WHAT TO WORK ON:
Output every line below exactly.

□ □ □ □ □

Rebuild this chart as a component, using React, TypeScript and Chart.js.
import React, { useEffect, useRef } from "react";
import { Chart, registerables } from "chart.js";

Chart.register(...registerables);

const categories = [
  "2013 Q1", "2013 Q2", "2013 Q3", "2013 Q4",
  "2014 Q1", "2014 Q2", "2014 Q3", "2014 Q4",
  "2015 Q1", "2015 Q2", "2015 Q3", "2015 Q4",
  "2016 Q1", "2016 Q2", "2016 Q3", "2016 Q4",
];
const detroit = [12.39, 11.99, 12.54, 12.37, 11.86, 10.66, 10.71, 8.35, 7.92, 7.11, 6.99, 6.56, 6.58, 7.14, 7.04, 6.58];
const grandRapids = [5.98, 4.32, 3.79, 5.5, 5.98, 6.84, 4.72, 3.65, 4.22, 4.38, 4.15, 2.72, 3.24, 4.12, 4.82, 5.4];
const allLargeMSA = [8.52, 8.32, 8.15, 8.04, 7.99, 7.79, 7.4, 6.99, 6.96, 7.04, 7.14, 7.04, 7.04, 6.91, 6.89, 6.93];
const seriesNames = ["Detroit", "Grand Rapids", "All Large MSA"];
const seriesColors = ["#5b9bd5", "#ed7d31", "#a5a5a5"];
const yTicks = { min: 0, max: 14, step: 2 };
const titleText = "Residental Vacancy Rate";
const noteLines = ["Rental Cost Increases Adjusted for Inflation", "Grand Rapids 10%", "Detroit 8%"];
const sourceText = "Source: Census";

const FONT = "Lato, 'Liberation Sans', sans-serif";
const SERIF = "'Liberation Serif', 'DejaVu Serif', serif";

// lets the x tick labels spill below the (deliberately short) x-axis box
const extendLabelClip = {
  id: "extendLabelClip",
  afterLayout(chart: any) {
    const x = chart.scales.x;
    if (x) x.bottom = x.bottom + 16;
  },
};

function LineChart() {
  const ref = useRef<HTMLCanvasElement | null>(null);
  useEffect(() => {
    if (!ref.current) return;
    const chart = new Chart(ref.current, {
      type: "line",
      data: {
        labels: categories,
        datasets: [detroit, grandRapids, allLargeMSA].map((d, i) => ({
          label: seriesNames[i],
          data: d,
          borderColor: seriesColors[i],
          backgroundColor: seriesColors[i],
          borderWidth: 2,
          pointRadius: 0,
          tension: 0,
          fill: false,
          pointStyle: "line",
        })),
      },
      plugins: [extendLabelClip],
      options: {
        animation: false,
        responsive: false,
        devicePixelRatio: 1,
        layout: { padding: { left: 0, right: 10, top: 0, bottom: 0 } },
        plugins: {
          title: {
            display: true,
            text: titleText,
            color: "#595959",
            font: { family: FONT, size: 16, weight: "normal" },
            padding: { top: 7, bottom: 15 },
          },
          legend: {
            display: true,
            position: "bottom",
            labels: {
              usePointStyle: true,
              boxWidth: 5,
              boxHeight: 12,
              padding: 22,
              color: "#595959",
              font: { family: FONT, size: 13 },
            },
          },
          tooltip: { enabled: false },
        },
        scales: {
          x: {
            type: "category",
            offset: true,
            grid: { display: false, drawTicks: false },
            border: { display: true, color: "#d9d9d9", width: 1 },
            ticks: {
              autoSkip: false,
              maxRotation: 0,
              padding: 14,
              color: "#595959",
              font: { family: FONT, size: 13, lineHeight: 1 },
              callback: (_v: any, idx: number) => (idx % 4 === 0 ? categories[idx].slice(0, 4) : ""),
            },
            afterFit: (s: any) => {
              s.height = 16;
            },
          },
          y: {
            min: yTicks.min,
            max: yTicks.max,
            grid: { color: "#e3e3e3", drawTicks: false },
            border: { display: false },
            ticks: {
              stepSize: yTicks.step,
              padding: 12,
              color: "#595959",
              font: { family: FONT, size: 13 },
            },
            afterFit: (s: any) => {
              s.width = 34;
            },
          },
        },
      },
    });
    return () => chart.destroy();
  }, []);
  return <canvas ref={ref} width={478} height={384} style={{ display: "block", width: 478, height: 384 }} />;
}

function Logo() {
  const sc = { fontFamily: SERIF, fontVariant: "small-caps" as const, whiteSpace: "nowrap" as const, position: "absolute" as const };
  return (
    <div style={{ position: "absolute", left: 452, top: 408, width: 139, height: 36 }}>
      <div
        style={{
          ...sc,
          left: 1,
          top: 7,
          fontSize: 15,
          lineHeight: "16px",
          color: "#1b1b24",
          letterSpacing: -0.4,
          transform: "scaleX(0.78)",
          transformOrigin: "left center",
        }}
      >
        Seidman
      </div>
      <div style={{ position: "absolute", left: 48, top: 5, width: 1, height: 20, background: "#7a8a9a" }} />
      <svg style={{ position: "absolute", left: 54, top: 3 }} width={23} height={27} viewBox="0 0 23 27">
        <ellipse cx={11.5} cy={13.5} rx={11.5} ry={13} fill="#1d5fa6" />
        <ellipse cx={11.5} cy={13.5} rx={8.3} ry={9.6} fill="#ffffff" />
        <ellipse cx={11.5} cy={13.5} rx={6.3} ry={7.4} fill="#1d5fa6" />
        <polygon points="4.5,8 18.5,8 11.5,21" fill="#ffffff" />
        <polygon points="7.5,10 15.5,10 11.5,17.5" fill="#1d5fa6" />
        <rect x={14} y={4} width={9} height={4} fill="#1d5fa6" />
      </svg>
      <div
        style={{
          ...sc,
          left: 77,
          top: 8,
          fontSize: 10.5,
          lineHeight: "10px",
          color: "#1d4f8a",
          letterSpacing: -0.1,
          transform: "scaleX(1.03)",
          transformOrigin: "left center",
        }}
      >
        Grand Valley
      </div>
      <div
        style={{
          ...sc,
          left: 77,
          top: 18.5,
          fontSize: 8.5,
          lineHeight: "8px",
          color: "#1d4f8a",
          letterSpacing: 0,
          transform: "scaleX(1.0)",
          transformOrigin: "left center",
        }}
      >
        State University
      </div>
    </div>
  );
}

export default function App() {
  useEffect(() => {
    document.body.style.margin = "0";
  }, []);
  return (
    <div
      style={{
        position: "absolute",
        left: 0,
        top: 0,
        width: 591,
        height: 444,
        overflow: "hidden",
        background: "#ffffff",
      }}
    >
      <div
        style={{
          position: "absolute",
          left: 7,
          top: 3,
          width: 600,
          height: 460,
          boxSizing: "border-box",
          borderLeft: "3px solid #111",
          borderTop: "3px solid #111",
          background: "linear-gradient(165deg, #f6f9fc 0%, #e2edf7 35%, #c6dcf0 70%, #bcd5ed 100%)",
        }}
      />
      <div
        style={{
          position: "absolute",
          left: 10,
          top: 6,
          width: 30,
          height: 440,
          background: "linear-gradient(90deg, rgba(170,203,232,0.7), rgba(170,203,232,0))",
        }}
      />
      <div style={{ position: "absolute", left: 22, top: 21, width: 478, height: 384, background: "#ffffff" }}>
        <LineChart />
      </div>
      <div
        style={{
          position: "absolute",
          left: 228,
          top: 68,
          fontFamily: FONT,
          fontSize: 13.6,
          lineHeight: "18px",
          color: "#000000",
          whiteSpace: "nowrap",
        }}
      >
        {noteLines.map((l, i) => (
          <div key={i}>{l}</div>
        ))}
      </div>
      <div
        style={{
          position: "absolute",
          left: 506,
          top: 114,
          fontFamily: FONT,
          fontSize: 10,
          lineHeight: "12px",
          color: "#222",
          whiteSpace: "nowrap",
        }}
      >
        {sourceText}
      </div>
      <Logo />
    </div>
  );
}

□ □ □ □ □

RESULT FOR THIS EXERCISE:
Rebuild this chart as a component, using React, TypeScript and Chart.js.
import React, { useEffect, useRef } from "react";
import { Chart, registerables } from "chart.js";

Chart.register(...registerables);

const categories = [
  "2013 Q1", "2013 Q2", "2013 Q3", "2013 Q4",
  "2014 Q1", "2014 Q2", "2014 Q3", "2014 Q4",
  "2015 Q1", "2015 Q2", "2015 Q3", "2015 Q4",
  "2016 Q1", "2016 Q2", "2016 Q3", "2016 Q4",
];
const detroit = [12.39, 11.99, 12.54, 12.37, 11.86, 10.66, 10.71, 8.35, 7.92, 7.11, 6.99, 6.56, 6.58, 7.14, 7.04, 6.58];
const grandRapids = [5.98, 4.32, 3.79, 5.5, 5.98, 6.84, 4.72, 3.65, 4.22, 4.38, 4.15, 2.72, 3.24, 4.12, 4.82, 5.4];
const allLargeMSA = [8.52, 8.32, 8.15, 8.04, 7.99, 7.79, 7.4, 6.99, 6.96, 7.04, 7.14, 7.04, 7.04, 6.91, 6.89, 6.93];
const seriesNames = ["Detroit", "Grand Rapids", "All Large MSA"];
const seriesColors = ["#5b9bd5", "#ed7d31", "#a5a5a5"];
const yTicks = { min: 0, max: 14, step: 2 };
const titleText = "Residental Vacancy Rate";
const noteLines = ["Rental Cost Increases Adjusted for Inflation", "Grand Rapids 10%", "Detroit 8%"];
const sourceText = "Source: Census";

const FONT = "Lato, 'Liberation Sans', sans-serif";
const SERIF = "'Liberation Serif', 'DejaVu Serif', serif";

// lets the x tick labels spill below the (deliberately short) x-axis box
const extendLabelClip = {
  id: "extendLabelClip",
  afterLayout(chart: any) {
    const x = chart.scales.x;
    if (x) x.bottom = x.bottom + 16;
  },
};

function LineChart() {
  const ref = useRef<HTMLCanvasElement | null>(null);
  useEffect(() => {
    if (!ref.current) return;
    const chart = new Chart(ref.current, {
      type: "line",
      data: {
        labels: categories,
        datasets: [detroit, grandRapids, allLargeMSA].map((d, i) => ({
          label: seriesNames[i],
          data: d,
          borderColor: seriesColors[i],
          backgroundColor: seriesColors[i],
          borderWidth: 2,
          pointRadius: 0,
          tension: 0,
          fill: false,
          pointStyle: "line",
        })),
      },
      plugins: [extendLabelClip],
      options: {
        animation: false,
        responsive: false,
        devicePixelRatio: 1,
        layout: { padding: { left: 0, right: 10, top: 0, bottom: 0 } },
        plugins: {
          title: {
            display: true,
            text: titleText,
            color: "#595959",
            font: { family: FONT, size: 16, weight: "normal" },
            padding: { top: 7, bottom: 15 },
          },
          legend: {
            display: true,
            position: "bottom",
            labels: {
              usePointStyle: true,
              boxWidth: 5,
              boxHeight: 12,
              padding: 22,
              color: "#595959",
              font: { family: FONT, size: 13 },
            },
          },
          tooltip: { enabled: false },
        },
        scales: {
          x: {
            type: "category",
            offset: true,
            grid: { display: false, drawTicks: false },
            border: { display: true, color: "#d9d9d9", width: 1 },
            ticks: {
              autoSkip: false,
              maxRotation: 0,
              padding: 14,
              color: "#595959",
              font: { family: FONT, size: 13, lineHeight: 1 },
              callback: (_v: any, idx: number) => (idx % 4 === 0 ? categories[idx].slice(0, 4) : ""),
            },
            afterFit: (s: any) => {
              s.height = 16;
            },
          },
          y: {
            min: yTicks.min,
            max: yTicks.max,
            grid: { color: "#e3e3e3", drawTicks: false },
            border: { display: false },
            ticks: {
              stepSize: yTicks.step,
              padding: 12,
              color: "#595959",
              font: { family: FONT, size: 13 },
            },
            afterFit: (s: any) => {
              s.width = 34;
            },
          },
        },
      },
    });
    return () => chart.destroy();
  }, []);
  return <canvas ref={ref} width={478} height={384} style={{ display: "block", width: 478, height: 384 }} />;
}

function Logo() {
  const sc = { fontFamily: SERIF, fontVariant: "small-caps" as const, whiteSpace: "nowrap" as const, position: "absolute" as const };
  return (
    <div style={{ position: "absolute", left: 452, top: 408, width: 139, height: 36 }}>
      <div
        style={{
          ...sc,
          left: 1,
          top: 7,
          fontSize: 15,
          lineHeight: "16px",
          color: "#1b1b24",
          letterSpacing: -0.4,
          transform: "scaleX(0.78)",
          transformOrigin: "left center",
        }}
      >
        Seidman
      </div>
      <div style={{ position: "absolute", left: 48, top: 5, width: 1, height: 20, background: "#7a8a9a" }} />
      <svg style={{ position: "absolute", left: 54, top: 3 }} width={23} height={27} viewBox="0 0 23 27">
        <ellipse cx={11.5} cy={13.5} rx={11.5} ry={13} fill="#1d5fa6" />
        <ellipse cx={11.5} cy={13.5} rx={8.3} ry={9.6} fill="#ffffff" />
        <ellipse cx={11.5} cy={13.5} rx={6.3} ry={7.4} fill="#1d5fa6" />
        <polygon points="4.5,8 18.5,8 11.5,21" fill="#ffffff" />
        <polygon points="7.5,10 15.5,10 11.5,17.5" fill="#1d5fa6" />
        <rect x={14} y={4} width={9} height={4} fill="#1d5fa6" />
      </svg>
      <div
        style={{
          ...sc,
          left: 77,
          top: 8,
          fontSize: 10.5,
          lineHeight: "10px",
          color: "#1d4f8a",
          letterSpacing: -0.1,
          transform: "scaleX(1.03)",
          transformOrigin: "left center",
        }}
      >
        Grand Valley
      </div>
      <div
        style={{
          ...sc,
          left: 77,
          top: 18.5,
          fontSize: 8.5,
          lineHeight: "8px",
          color: "#1d4f8a",
          letterSpacing: 0,
          transform: "scaleX(1.0)",
          transformOrigin: "left center",
        }}
      >
        State University
      </div>
    </div>
  );
}

export default function App() {
  useEffect(() => {
    document.body.style.margin = "0";
  }, []);
  return (
    <div
      style={{
        position: "absolute",
        left: 0,
        top: 0,
        width: 591,
        height: 444,
        overflow: "hidden",
        background: "#ffffff",
      }}
    >
      <div
        style={{
          position: "absolute",
          left: 7,
          top: 3,
          width: 600,
          height: 460,
          boxSizing: "border-box",
          borderLeft: "3px solid #111",
          borderTop: "3px solid #111",
          background: "linear-gradient(165deg, #f6f9fc 0%, #e2edf7 35%, #c6dcf0 70%, #bcd5ed 100%)",
        }}
      />
      <div
        style={{
          position: "absolute",
          left: 10,
          top: 6,
          width: 30,
          height: 440,
          background: "linear-gradient(90deg, rgba(170,203,232,0.7), rgba(170,203,232,0))",
        }}
      />
      <div style={{ position: "absolute", left: 22, top: 21, width: 478, height: 384, background: "#ffffff" }}>
        <LineChart />
      </div>
      <div
        style={{
          position: "absolute",
          left: 228,
          top: 68,
          fontFamily: FONT,
          fontSize: 13.6,
          lineHeight: "18px",
          color: "#000000",
          whiteSpace: "nowrap",
        }}
      >
        {noteLines.map((l, i) => (
          <div key={i}>{l}</div>
        ))}
      </div>
      <div
        style={{
          position: "absolute",
          left: 506,
          top: 114,
          fontFamily: FONT,
          fontSize: 10,
          lineHeight: "12px",
          color: "#222",
          whiteSpace: "nowrap",
        }}
      >
        {sourceText}
      </div>
      <Logo />
    </div>
  );
}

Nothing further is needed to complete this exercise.